The Government today (June 3) announced a series of draft amendments to the National Security (Legislative Provisions) Bill, after careful consideration of the views of the Bills Committee and concerned parties.

The National Security (Legislative Provisions) Bill, which implements Article 23 of the Basic Law, was introduced into the Legislative Council in February 2003 after a thorough three-month public consultation period.

"We believe the Bill and the amendments have struck a balance between the need to protect national security and the need to safeguard human rights," a Government spokesman said.

"We hope that the Bills Committee would scrutinize the proposed amendments and support the enactment of the legislation within this legislative year," he added.

Following are the main amendments -

1. Extending guarantees of rights and freedoms

The Bill provides in three places that the interpretation, application and enforcement of the relevant provisions must be consistent with Article 39 of the Basic Law which enshrines international human rights standards. For further assurance, we propose to extend these safeguards to refer to Chapter III of the Basic Law. The Chapter provides for various constitutional guarantees on rights and freedoms. We also propose to extend the coverage of the safeguards to the entire Official Secrets Ordinance.

2. Further tightening of sedition offences

In response to some concerns expressed, we propose to introduce the element of "likelihood" into the sedition offence. As a result, a person could only commit the sedition offence if he intentionally incites others to commit the specified crimes endangering the state, and when the crimes incited are likely to occur.

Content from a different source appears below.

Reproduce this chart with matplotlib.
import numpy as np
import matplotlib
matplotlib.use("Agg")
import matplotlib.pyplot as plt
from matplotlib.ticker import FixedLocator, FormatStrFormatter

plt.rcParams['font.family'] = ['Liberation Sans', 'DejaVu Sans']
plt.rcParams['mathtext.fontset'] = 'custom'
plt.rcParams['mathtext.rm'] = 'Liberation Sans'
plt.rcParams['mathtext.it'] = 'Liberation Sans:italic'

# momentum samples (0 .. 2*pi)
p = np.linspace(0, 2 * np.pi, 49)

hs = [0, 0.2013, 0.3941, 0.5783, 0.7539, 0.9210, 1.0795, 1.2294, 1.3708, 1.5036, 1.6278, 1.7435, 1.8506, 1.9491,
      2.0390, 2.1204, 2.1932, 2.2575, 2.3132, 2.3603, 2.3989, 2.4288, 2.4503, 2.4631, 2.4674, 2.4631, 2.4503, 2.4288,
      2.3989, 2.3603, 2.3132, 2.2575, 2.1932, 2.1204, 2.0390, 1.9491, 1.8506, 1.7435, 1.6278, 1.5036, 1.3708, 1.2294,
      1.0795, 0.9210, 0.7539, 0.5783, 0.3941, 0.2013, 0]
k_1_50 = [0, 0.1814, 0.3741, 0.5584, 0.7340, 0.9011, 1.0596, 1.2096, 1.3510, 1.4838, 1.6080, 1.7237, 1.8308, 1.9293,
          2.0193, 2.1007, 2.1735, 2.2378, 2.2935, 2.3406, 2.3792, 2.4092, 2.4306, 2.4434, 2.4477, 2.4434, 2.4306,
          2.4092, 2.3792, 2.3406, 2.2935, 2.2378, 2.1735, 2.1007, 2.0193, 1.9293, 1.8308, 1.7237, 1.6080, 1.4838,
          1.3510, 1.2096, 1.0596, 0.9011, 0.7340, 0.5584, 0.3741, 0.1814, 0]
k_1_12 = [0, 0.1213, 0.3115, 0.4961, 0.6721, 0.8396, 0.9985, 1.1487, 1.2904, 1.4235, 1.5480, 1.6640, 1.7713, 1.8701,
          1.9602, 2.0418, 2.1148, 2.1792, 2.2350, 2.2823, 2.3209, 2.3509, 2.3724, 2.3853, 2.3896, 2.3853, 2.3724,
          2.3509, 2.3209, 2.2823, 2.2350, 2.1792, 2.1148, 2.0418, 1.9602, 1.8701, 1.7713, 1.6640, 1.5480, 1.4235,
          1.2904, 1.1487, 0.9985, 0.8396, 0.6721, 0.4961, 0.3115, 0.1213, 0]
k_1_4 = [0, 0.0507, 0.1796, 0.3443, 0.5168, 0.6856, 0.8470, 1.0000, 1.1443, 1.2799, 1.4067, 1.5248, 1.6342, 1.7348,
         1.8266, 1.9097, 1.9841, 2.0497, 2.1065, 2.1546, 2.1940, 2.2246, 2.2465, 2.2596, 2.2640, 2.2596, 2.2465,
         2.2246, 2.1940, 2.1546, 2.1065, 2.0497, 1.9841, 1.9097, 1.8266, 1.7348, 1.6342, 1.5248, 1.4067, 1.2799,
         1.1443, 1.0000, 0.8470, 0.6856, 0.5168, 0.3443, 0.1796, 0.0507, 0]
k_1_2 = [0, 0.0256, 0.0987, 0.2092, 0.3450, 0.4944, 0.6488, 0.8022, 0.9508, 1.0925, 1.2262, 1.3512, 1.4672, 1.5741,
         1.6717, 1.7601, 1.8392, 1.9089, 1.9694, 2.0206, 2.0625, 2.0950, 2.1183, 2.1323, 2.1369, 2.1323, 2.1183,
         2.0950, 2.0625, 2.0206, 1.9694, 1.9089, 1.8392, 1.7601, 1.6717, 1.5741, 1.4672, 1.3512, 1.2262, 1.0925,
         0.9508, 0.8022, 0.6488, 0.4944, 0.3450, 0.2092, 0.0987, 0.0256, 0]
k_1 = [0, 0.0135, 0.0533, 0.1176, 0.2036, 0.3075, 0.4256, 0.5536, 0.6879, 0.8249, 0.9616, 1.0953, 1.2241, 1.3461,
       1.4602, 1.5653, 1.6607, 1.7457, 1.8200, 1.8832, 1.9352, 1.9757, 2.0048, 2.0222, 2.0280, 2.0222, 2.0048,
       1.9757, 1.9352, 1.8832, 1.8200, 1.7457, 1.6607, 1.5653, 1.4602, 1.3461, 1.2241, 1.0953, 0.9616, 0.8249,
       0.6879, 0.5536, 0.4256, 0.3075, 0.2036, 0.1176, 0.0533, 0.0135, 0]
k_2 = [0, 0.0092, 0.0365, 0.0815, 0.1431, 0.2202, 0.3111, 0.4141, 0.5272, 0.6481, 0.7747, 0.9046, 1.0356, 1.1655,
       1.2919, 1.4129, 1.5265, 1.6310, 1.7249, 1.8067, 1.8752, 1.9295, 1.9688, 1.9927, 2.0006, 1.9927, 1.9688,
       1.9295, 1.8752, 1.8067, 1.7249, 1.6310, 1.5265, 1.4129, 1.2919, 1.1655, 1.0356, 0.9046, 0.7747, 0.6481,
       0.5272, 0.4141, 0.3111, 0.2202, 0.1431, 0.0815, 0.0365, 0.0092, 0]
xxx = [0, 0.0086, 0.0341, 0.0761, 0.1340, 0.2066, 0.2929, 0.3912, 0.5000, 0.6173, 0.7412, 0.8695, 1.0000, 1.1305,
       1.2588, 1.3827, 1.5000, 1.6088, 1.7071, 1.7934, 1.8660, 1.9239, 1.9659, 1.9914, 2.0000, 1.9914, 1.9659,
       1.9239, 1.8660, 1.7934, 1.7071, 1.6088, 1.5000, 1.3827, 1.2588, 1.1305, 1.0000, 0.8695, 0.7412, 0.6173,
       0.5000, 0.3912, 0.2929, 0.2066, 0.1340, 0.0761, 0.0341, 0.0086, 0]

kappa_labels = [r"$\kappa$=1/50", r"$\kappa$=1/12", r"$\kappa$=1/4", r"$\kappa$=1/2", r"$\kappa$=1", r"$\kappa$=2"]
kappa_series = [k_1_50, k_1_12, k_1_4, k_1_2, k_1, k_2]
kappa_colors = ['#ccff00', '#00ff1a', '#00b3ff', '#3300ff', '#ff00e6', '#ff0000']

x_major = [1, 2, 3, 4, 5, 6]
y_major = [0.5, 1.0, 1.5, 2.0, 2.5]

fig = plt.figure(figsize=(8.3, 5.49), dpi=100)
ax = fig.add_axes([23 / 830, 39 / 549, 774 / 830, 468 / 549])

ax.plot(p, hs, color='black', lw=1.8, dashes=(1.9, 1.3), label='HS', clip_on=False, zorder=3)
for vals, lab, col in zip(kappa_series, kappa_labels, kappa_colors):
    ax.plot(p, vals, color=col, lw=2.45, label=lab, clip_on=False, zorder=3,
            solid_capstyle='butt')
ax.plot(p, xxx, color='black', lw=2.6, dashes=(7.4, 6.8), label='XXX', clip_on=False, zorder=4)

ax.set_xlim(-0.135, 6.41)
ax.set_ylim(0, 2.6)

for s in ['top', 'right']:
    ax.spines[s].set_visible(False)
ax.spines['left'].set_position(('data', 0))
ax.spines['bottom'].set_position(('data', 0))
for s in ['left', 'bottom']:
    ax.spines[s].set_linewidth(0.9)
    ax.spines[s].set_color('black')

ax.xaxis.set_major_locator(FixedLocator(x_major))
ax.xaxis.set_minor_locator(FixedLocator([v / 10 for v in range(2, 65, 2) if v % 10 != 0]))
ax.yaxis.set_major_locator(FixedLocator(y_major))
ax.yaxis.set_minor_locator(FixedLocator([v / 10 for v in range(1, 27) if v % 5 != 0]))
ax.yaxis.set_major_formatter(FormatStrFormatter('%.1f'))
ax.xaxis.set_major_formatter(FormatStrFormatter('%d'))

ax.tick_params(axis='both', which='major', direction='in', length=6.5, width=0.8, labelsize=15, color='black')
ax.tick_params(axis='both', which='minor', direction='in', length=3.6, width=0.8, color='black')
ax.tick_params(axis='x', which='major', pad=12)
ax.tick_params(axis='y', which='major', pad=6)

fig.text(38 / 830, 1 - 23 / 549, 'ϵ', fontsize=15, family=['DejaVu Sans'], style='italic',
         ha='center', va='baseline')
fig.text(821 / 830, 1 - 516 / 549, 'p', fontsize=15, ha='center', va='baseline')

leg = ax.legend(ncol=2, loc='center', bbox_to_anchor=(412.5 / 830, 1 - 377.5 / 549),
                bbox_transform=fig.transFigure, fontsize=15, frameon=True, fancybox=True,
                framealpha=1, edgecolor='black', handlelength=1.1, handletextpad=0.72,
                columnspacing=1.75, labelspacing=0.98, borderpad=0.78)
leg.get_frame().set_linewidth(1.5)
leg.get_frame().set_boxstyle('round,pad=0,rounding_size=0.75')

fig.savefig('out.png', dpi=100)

3. Removal of overlap between proscription mechanisms

To address the overlap of proscription powers on grounds of national security under the existing section 8 and the proposed section 8A of the Societies Ordinance, we propose to delete the reference to "national security" from the existing section 8, such that all proscriptions on national security grounds would be taken under the proposed section 8A. This would ensure that organizations proscribed on such grounds would benefit from the additional safeguard of an appeal avenue to the court as proposed in the Bill.

4. Special procedures for appeals against proscription

To address the concerns that it may not be the best arrangement for the Chief Justice to make rules for the special procedures, it is proposed that the Secretary for Security should be empowered to make regulations governing the special appeal arrangements. These regulations would be subject to vetting by the Legislative Council before coming into effect.

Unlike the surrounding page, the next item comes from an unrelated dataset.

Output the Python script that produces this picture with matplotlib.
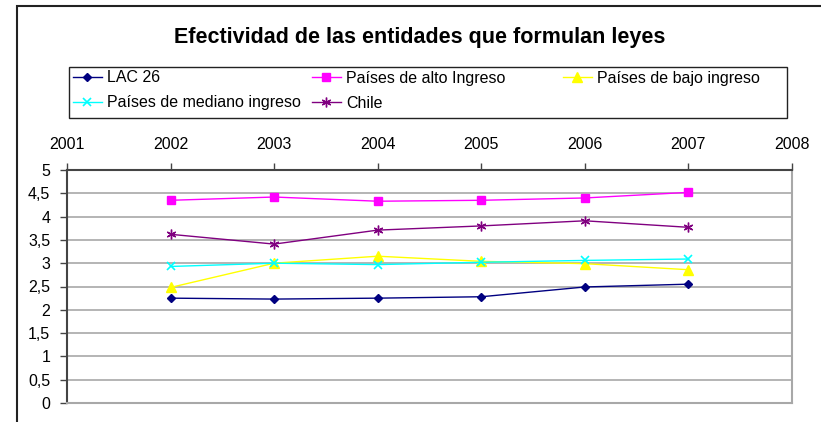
import matplotlib.pyplot as plt
from matplotlib.patches import Rectangle

plt.rcParams['font.family'] = ['Liberation Sans', 'DejaVu Sans']

years = [2002, 2003, 2004, 2005, 2006, 2007]
lac26 = [2.25, 2.23, 2.25, 2.28, 2.49, 2.55]
alto = [4.35, 4.42, 4.33, 4.35, 4.40, 4.52]
bajo = [2.48, 3.00, 3.15, 3.04, 2.99, 2.86]
mediano = [2.93, 3.00, 2.97, 3.02, 3.06, 3.09]
chile = [3.62, 3.41, 3.71, 3.80, 3.91, 3.77]

labels = ['LAC 26', 'Países de alto Ingreso', 'Países de bajo ingreso',
          'Países de mediano ingreso', 'Chile']

W, H = 821, 422
fig = plt.figure(figsize=(W / 100, H / 100), dpi=100)
ax = fig.add_axes([67 / W, 1 - 403 / H, (792 - 67) / W, (403 - 170) / H])

l1, = ax.plot(years, lac26, color='#000080', lw=1, marker='D', ms=4.5)
l2, = ax.plot(years, alto, color='#ff00ff', lw=1, marker='s', ms=5.5)
l3, = ax.plot(years, bajo, color='#ffff00', lw=1, marker='^', ms=6.5)
l4, = ax.plot(years, mediano, color='#00ffff', lw=1, marker='x', ms=5.5, mew=1.2)
l5, = ax.plot(years, chile, color='#800080', lw=1, marker=(6, 2, 0), ms=7, mew=1)
handles = [l1, l2, l3, l4, l5]

ax.set_xlim(2001, 2008)
ax.set_ylim(0, 5)
ax.set_xticks(range(2001, 2009))
ax.set_yticks([i * 0.5 for i in range(11)])
ax.set_yticklabels([('%g' % (i * 0.5)).replace('.', ',') for i in range(11)])
ax.xaxis.tick_top()
ax.tick_params(axis='x', direction='out', length=5, pad=8, labelsize=11.5, width=1, color='#444444')
ax.tick_params(axis='y', direction='out', length=5, pad=7, labelsize=11.5, width=1, color='#444444')
ax.yaxis.grid(True, color='#a8a8a8', lw=1.2)
ax.set_axisbelow(True)
ax.spines['top'].set_color('#444444')
ax.spines['left'].set_color('#444444')
ax.spines['right'].set_color('#a8a8a8')
ax.spines['bottom'].set_color('#a8a8a8')
for s in ax.spines.values():
    s.set_linewidth(1.5)

fig.text(420 / W, 1 - 37 / H, 'Efectividad de las entidades que formulan leyes',
         ha='center', va='center', fontsize=15.5, fontweight='bold')

# outer chart border (only top and left visible)
fig.add_artist(Rectangle((17 / W, -0.2), 1.2, 1.2 - 6 / H, transform=fig.transFigure,
                         fill=False, ec='#222222', lw=1.5))
# legend frame
fig.add_artist(Rectangle((69 / W, 1 - 118 / H), (787 - 69) / W, (118 - 67) / H,
                         transform=fig.transFigure, fill=False, ec='#222222', lw=1))

# legend entries placed like the Excel layout
spots = [(73, 78), (312, 78), (563, 78), (73, 103), (312, 103)]
for h, lab, (x, y) in zip(handles, labels, spots):
    leg = fig.legend([h], [lab], loc='center left', bbox_to_anchor=(x / W, 1 - y / H),
                     frameon=False, fontsize=11.5, handlelength=1.8, handletextpad=0.35,
                     borderpad=0, borderaxespad=0)

fig.savefig('out.png', dpi=100)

5. Three-year prosecution time limit for seditious publications

A time limit of three years is proposed for the prosecution of the offence of handling seditious publications, after taking into account practical requirements in investigating the crimes.

6. Authorization of emergency powers limited to the Assistant Commissioner level or above.

The proposed emergency investigation powers are already tightly defined in the Bill. To further allay concerns, we propose that the rank of police officers that can authorize such powers to be further raised to the Assistant Commissioner level or above.